— begin —
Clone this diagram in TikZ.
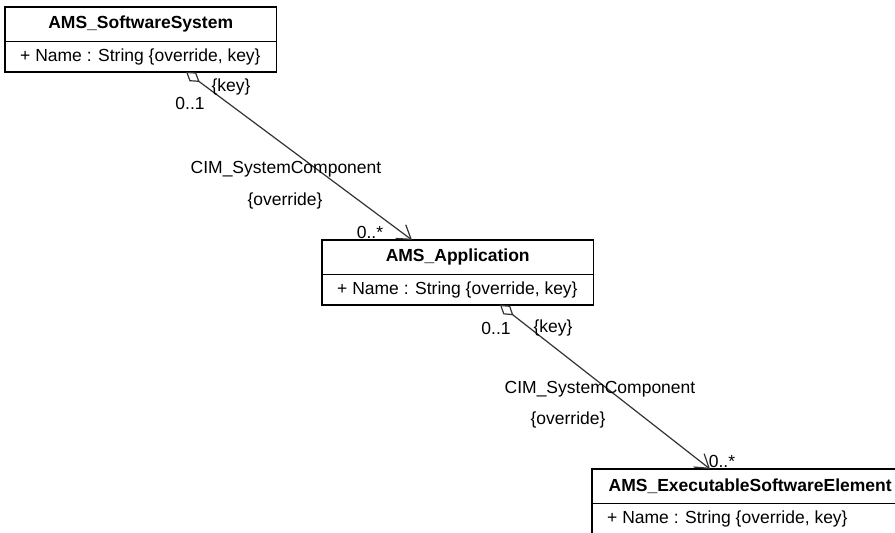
\documentclass[tikz,border=0pt]{standalone}
\usepackage{fontspec}
\setmainfont{Liberation Sans}
\usetikzlibrary{arrows.meta,positioning}

\tikzset{
  ctitle/.style={font=\fontsize{17.5}{21}\selectfont\bfseries, minimum height=34pt, inner sep=0pt, anchor=north west},
  cattr/.style={font=\fontsize{17.5}{21}\selectfont, minimum height=30pt, inner xsep=15pt, inner ysep=0pt, anchor=north west},
  cbox/.style={line width=1.8pt},
  csplit/.style={line width=0.9pt},
  assoc/.style={draw=black!80, line width=1.2pt, {Diamond[open,length=17pt,width=11pt]}-{Straight Barb[length=13pt,width=17pt]}},
  lbl/.style={font=\fontsize{17.5}{21}\selectfont, inner sep=0pt}
}

\begin{document}
\begin{tikzpicture}[x=1pt, y=-1pt]
	\fill[white] (0,0) rectangle (895,533);
	\useasboundingbox (0,0) rectangle (895,533);
	\clip (0,0) rectangle (895,533);

	% classes
	\node[ctitle, minimum width=271pt] (sysT) at (5,7) {AMS\_SoftwareSystem};
	\node[cattr] (sysA) at (sysT.south west) {+ Name : String \{override, key\}};
	\draw[cbox] (sysT.north west) rectangle (sysT.east |- sysA.south);
	\draw[csplit] (sysT.south west) -- (sysT.south east);

	\node[ctitle, minimum width=271pt] (appT) at (322,240) {AMS\_Application};
	\node[cattr] (appA) at (appT.south west) {+ Name : String \{override, key\}};
	\draw[cbox] (appT.north west) rectangle (appT.east |- appA.south);
	\draw[csplit] (appT.south west) -- (appT.south east);

	\node[lbl] (mExe) at (722,461) {0..*};

	\node[ctitle, minimum width=316pt] (exeT) at (592,469) {AMS\_ExecutableSoftwareElement};
	\node[cattr] (exeA) at (exeT.south west) {+ Name : String \{override, key\}};
	\draw[cbox] (exeT.north west) rectangle (exeT.east |- exeA.south);
	\draw[csplit] (exeT.south west) -- (exeT.south east);

	% associations
	\draw[assoc] ([xshift=181pt]sysA.south west) -- ([xshift=90pt]appT.north west);
	\draw[assoc] ([xshift=178pt]appA.south west) -- ([xshift=118pt]exeT.north west);

	% labels
	\node[lbl] (kSys) at (231,87) {\{key\}};
	\node[lbl] (mSys) at (190,103) {0..1};
	\node[lbl] (rSys) at (286,169) {CIM\_SystemComponent};
	\node[lbl] (oSys) at (285,201) {\{override\}};
	\node[lbl] (mApp) at (370,232) {0..*};

	\node[lbl] (mApp2) at (496,328) {0..1};
	\node[lbl] (kApp) at (553,328) {\{key\}};
	\node[lbl] (rApp) at (600,389) {CIM\_SystemComponent};
	\node[lbl] (oApp) at (568,420) {\{override\}};
\end{tikzpicture}
\end{document}
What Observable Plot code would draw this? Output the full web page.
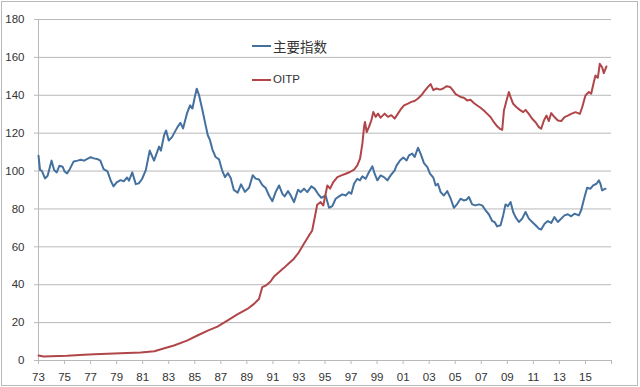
<!DOCTYPE html>
<html>
<head>
<meta charset="utf-8">
<script src="https://cdn.jsdelivr.net/npm/d3@7"></script>
<script src="https://cdn.jsdelivr.net/npm/@observablehq/plot@0.6"></script>
<style>
  html, body { margin: 0; padding: 0; background: #fff; }
  #wrap { position: relative; width: 640px; height: 387px; overflow: hidden; }
  #frame { position: absolute; left: 1px; top: 1px; width: 635px; height: 383px; border: 1px solid #b9b9b9; pointer-events: none; }
  .lg { position: absolute; left: 252px; width: 19px; height: 2px; }
  .lt { position: absolute; left: 273px; color: #333; white-space: nowrap; }
</style>
</head>
<body>
<div id="wrap">
  <div id="chart"></div>
  <div id="frame"></div>
</div>
<script>
// ---- data ----
const seriesNames = ["主要指数", "OITP"];
const seriesColors = ["#44709f", "#b0464a"];

const blueYears = [1973.00,1973.12,1973.25,1973.50,1973.70,1974.00,1974.20,1974.40,1974.60,1974.85,1975.00,1975.20,1975.40,1975.70,1976.00,1976.25,1976.50,1976.75,1977.00,1977.25,1977.50,1977.75,1978.00,1978.30,1978.55,1978.76,1979.00,1979.30,1979.55,1979.80,1979.95,1980.20,1980.47,1980.70,1980.95,1981.24,1981.54,1981.87,1982.26,1982.40,1982.64,1982.80,1983.00,1983.25,1983.67,1983.90,1984.10,1984.40,1984.64,1984.82,1985.00,1985.15,1985.33,1985.59,1985.84,1986.00,1986.17,1986.35,1986.60,1986.86,1987.10,1987.32,1987.55,1987.76,1988.00,1988.30,1988.55,1988.85,1989.17,1989.45,1989.68,1989.93,1990.20,1990.45,1990.70,1990.96,1991.21,1991.47,1991.73,1991.90,1992.16,1992.37,1992.62,1992.93,1993.13,1993.39,1993.64,1993.95,1994.20,1994.46,1994.72,1995.05,1995.31,1995.56,1995.82,1996.08,1996.33,1996.59,1996.84,1997.02,1997.23,1997.48,1997.69,1997.87,1998.12,1998.38,1998.64,1998.81,1999.02,1999.27,1999.53,1999.79,2000.04,2000.35,2000.50,2000.76,2001.01,2001.27,2001.45,2001.70,2001.88,2002.14,2002.34,2002.60,2002.86,2003.06,2003.32,2003.50,2003.67,2003.88,2004.13,2004.39,2004.65,2004.90,2005.16,2005.41,2005.65,2005.87,2006.05,2006.30,2006.55,2006.82,2007.07,2007.33,2007.58,2007.84,2008.02,2008.22,2008.48,2008.68,2008.86,2009.04,2009.25,2009.45,2009.63,2009.89,2010.14,2010.40,2010.65,2010.91,2011.17,2011.42,2011.60,2011.86,2012.11,2012.37,2012.62,2012.88,2013.14,2013.39,2013.65,2013.90,2014.16,2014.49,2014.67,2014.93,2015.13,2015.39,2015.59,2015.85,2016.03,2016.15,2016.28,2016.54];
const blueValues = [108.1,100.5,100.2,96.1,97.5,105.5,100.5,99.3,102.8,102.3,99.8,98.8,101.0,105.1,105.5,106.0,105.5,106.4,107.3,106.7,106.4,105.5,101.0,99.8,94.9,91.9,94.0,95.2,94.6,96.6,94.9,99.3,93.1,93.5,95.8,100.5,110.8,105.5,112.9,110.8,118.8,121.4,116.1,117.9,123.2,125.4,122.5,130.4,134.7,133.0,139.0,143.5,140.0,132.1,124.0,118.9,116.3,111.5,107.4,106.2,100.4,96.8,98.9,96.4,90.0,88.6,93.0,89.0,91.2,97.8,96.0,95.5,92.5,91.0,87.1,84.1,88.9,92.4,88.0,86.6,89.4,87.1,83.6,90.1,88.9,90.7,88.9,91.9,90.7,88.0,85.9,87.1,80.6,81.5,85.4,86.6,87.7,87.1,88.9,88.0,93.3,95.9,95.1,97.2,95.9,99.5,102.5,98.6,95.1,97.7,96.8,95.1,97.7,100.4,103.0,105.6,107.1,105.6,108.3,109.2,107.4,112.3,109.2,104.2,102.1,98.6,96.5,92.4,93.3,88.9,87.1,89.4,85.4,80.6,82.7,85.4,84.5,84.9,86.3,82.4,81.9,82.4,81.9,79.3,77.2,73.6,73.1,70.8,71.4,76.6,82.4,81.4,83.7,78.4,75.7,73.1,74.9,78.4,74.9,73.1,71.4,69.6,69.1,72.2,73.6,72.6,75.7,73.1,74.9,76.6,77.2,76.1,77.5,76.6,79.3,86.3,91.2,90.7,92.4,93.3,95.1,93.3,89.8,90.7];

const redYears = [1973.00,1973.40,1973.94,1975.20,1976.50,1977.30,1978.30,1979.80,1980.85,1981.90,1982.60,1983.40,1984.40,1985.20,1986.00,1986.74,1987.50,1988.27,1989.04,1989.55,1989.93,1990.18,1990.44,1990.82,1991.08,1991.46,1991.85,1992.23,1992.60,1992.99,1993.37,1993.76,1994.01,1994.19,1994.40,1994.67,1994.87,1995.05,1995.18,1995.39,1995.64,1995.95,1996.26,1996.59,1996.92,1997.23,1997.48,1997.69,1997.87,1998.00,1998.07,1998.20,1998.38,1998.56,1998.71,1998.89,1999.07,1999.27,1999.58,1999.84,2000.09,2000.35,2000.60,2000.81,2001.07,2001.37,2001.63,2001.88,2002.14,2002.40,2002.65,2002.91,2003.11,2003.32,2003.57,2003.83,2004.08,2004.34,2004.60,2004.78,2005.03,2005.41,2005.66,2005.92,2006.17,2006.43,2006.69,2006.94,2007.20,2007.46,2007.71,2007.97,2008.22,2008.43,2008.61,2008.74,2008.94,2009.12,2009.25,2009.45,2009.71,2009.96,2010.22,2010.40,2010.65,2010.91,2011.17,2011.42,2011.60,2011.81,2012.01,2012.19,2012.37,2012.62,2012.88,2013.14,2013.39,2013.65,2013.90,2014.24,2014.57,2014.75,2015.00,2015.26,2015.44,2015.64,2015.77,2015.95,2016.10,2016.28,2016.41,2016.61];
const redValues = [2.6,2.1,2.3,2.5,3.0,3.3,3.5,3.9,4.2,4.9,6.3,7.9,10.5,13.2,15.8,17.9,21.1,24.3,27.2,29.9,32.5,38.7,39.5,41.7,44.3,46.6,48.9,51.3,53.6,57.1,61.5,65.9,68.5,74.7,82.2,83.6,81.8,88.0,92.4,90.7,94.2,96.8,97.7,98.6,99.5,100.7,103.0,106.5,114.5,123.3,125.9,120.6,123.3,126.8,131.2,128.6,130.3,128.2,130.3,128.6,129.5,127.7,130.3,132.5,134.7,135.6,136.5,137.0,138.3,140.0,142.3,144.4,145.9,142.7,143.6,143.0,143.6,144.8,144.4,143.0,140.6,139.1,138.7,137.3,137.6,135.9,134.6,133.4,132.0,130.2,128.5,125.8,123.6,122.3,121.8,132.0,137.3,141.7,139.0,135.5,133.7,132.3,131.1,132.3,130.2,127.6,125.8,123.2,122.3,126.7,129.3,126.4,130.6,128.5,126.7,126.4,128.5,129.3,130.2,131.1,130.2,133.7,139.9,141.7,140.8,146.9,150.4,149.2,156.6,154.8,151.7,155.2];

const xTicks = [1973,1975,1977,1979,1981,1983,1985,1987,1989,1991,1993,1995,1997,1999,2001,2003,2005,2007,2009,2011,2013,2015,2017];
const xTickLabels = ["73","75","77","79","81","83","85","87","89","91","93","95","97","99","01","03","05","07","09","11","13","15",""];
const yTicks = [0,20,40,60,80,100,120,140,160,180];

// ---- build tables ----
const blue = blueYears.map((t, i) => ({t, v: blueValues[i], s: seriesNames[0]}));
const red = redYears.map((t, i) => ({t, v: redValues[i], s: seriesNames[1]}));
const xLabel = new Map(xTicks.map((t, i) => [t, xTickLabels[i]]));

const chart = Plot.plot({
  width: 640,
  height: 387,
  marginLeft: 38,
  marginRight: 29,
  marginTop: 19,
  marginBottom: 27,
  style: {fontFamily: "'Liberation Sans', Arial, sans-serif", fontSize: "11.5px", color: "#333", background: "transparent"},
  x: {domain: [1973, 2017], label: null},
  y: {domain: [0, 180], label: null},
  marks: [
    Plot.gridY(yTicks, {stroke: "#b9b9b9", strokeOpacity: 1, strokeWidth: 1}),
    Plot.ruleX([1973], {stroke: "#b9b9b9", strokeWidth: 1}),
    Plot.axisY(yTicks, {tickSize: 4, tickPadding: 10, stroke: "#b9b9b9", fill: "#333", label: null}),
    Plot.axisX(xTicks, {tickSize: 4, tickPadding: 8, stroke: "#b9b9b9", fill: "#333", label: null, tickFormat: d => xLabel.get(d)}),
    Plot.line(blue, {x: "t", y: "v", stroke: seriesColors[0], strokeWidth: 2, strokeLinejoin: "round"}),
    Plot.line(red, {x: "t", y: "v", stroke: seriesColors[1], strokeWidth: 2, strokeLinejoin: "round"})
  ]
});
document.getElementById("chart").appendChild(chart);

// ---- legend (HTML overlay) ----
const wrap = document.getElementById("wrap");
const legendTops = [46, 80];
seriesNames.forEach((name, i) => {
  const sw = document.createElement("div");
  sw.className = "lg";
  sw.style.top = (legendTops[i] - 1) + "px";
  sw.style.background = seriesColors[i];
  wrap.appendChild(sw);
  const tx = document.createElement("div");
  tx.className = "lt";
  tx.textContent = name;
  if (i === 0) {
    tx.style.fontFamily = "'Noto Sans CJK SC', sans-serif";
    tx.style.fontSize = "13.5px";
    tx.style.top = (legendTops[i] - 10) + "px";
  } else {
    tx.style.fontFamily = "'Liberation Sans', Arial, sans-serif";
    tx.style.fontSize = "11.5px";
    tx.style.top = (legendTops[i] - 7) + "px";
  }
  wrap.appendChild(tx);
});
</script>
</body>
</html>
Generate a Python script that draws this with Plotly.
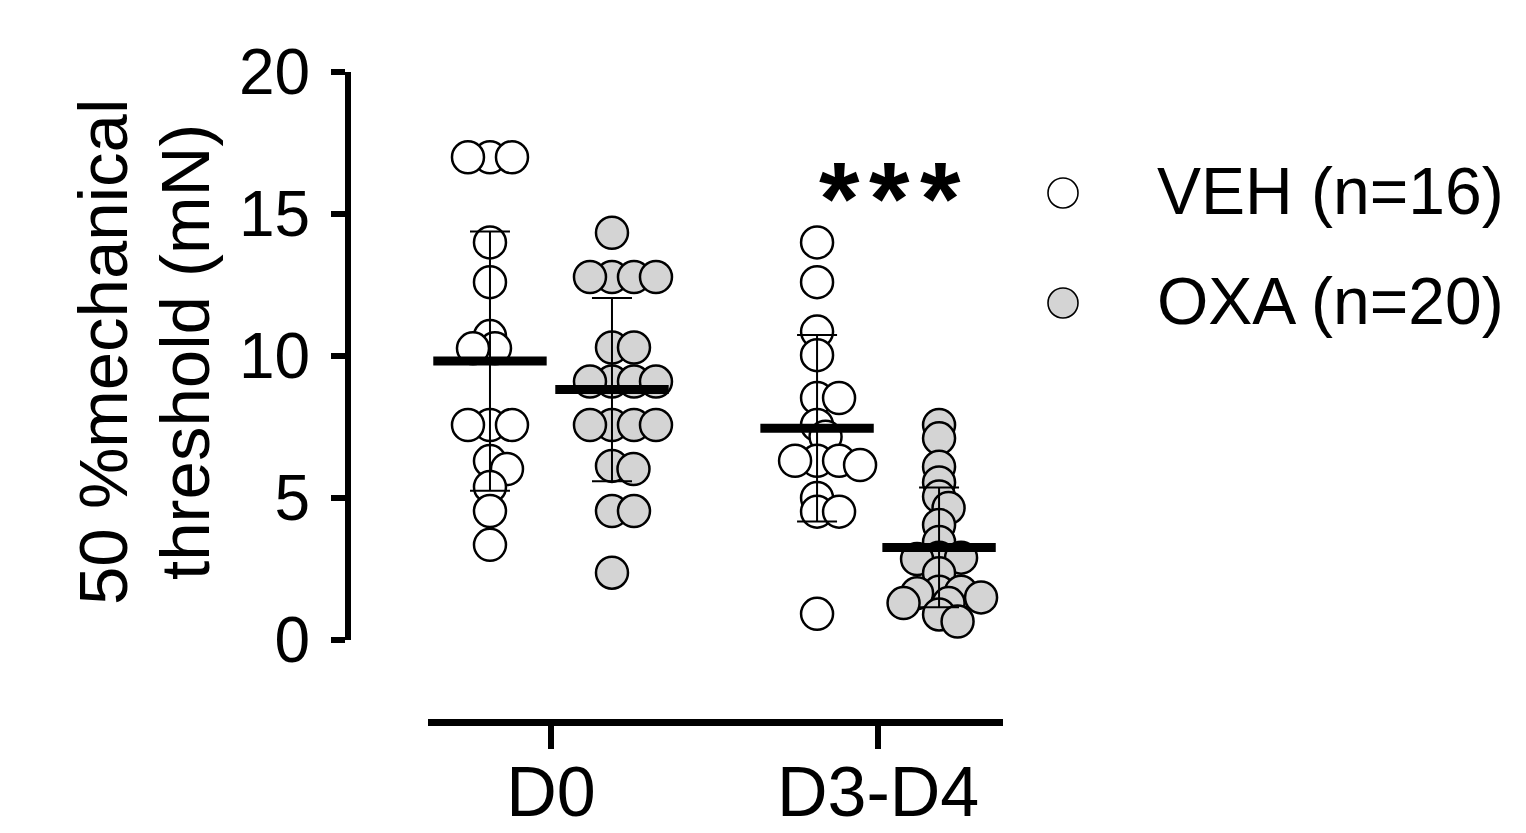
— end —
◆ Do this ◆
Leave out any pictures, please, and quote only the lines from the top of the data through the line that contains "(mExe) at (722,461)".

◆ Written reply ◆
Clone this diagram in TikZ.
\documentclass[tikz,border=0pt]{standalone}
\usepackage{fontspec}
\setmainfont{Liberation Sans}
\usetikzlibrary{arrows.meta,positioning}

\tikzset{
  ctitle/.style={font=\fontsize{17.5}{21}\selectfont\bfseries, minimum height=34pt, inner sep=0pt, anchor=north west},
  cattr/.style={font=\fontsize{17.5}{21}\selectfont, minimum height=30pt, inner xsep=15pt, inner ysep=0pt, anchor=north west},
  cbox/.style={line width=1.8pt},
  csplit/.style={line width=0.9pt},
  assoc/.style={draw=black!80, line width=1.2pt, {Diamond[open,length=17pt,width=11pt]}-{Straight Barb[length=13pt,width=17pt]}},
  lbl/.style={font=\fontsize{17.5}{21}\selectfont, inner sep=0pt}
}

\begin{document}
\begin{tikzpicture}[x=1pt, y=-1pt]
	\fill[white] (0,0) rectangle (895,533);
	\useasboundingbox (0,0) rectangle (895,533);
	\clip (0,0) rectangle (895,533);

	% classes
	\node[ctitle, minimum width=271pt] (sysT) at (5,7) {AMS\_SoftwareSystem};
	\node[cattr] (sysA) at (sysT.south west) {+ Name : String \{override, key\}};
	\draw[cbox] (sysT.north west) rectangle (sysT.east |- sysA.south);
	\draw[csplit] (sysT.south west) -- (sysT.south east);

	\node[ctitle, minimum width=271pt] (appT) at (322,240) {AMS\_Application};
	\node[cattr] (appA) at (appT.south west) {+ Name : String \{override, key\}};
	\draw[cbox] (appT.north west) rectangle (appT.east |- appA.south);
	\draw[csplit] (appT.south west) -- (appT.south east);

	\node[lbl] (mExe) at (722,461) {0..*};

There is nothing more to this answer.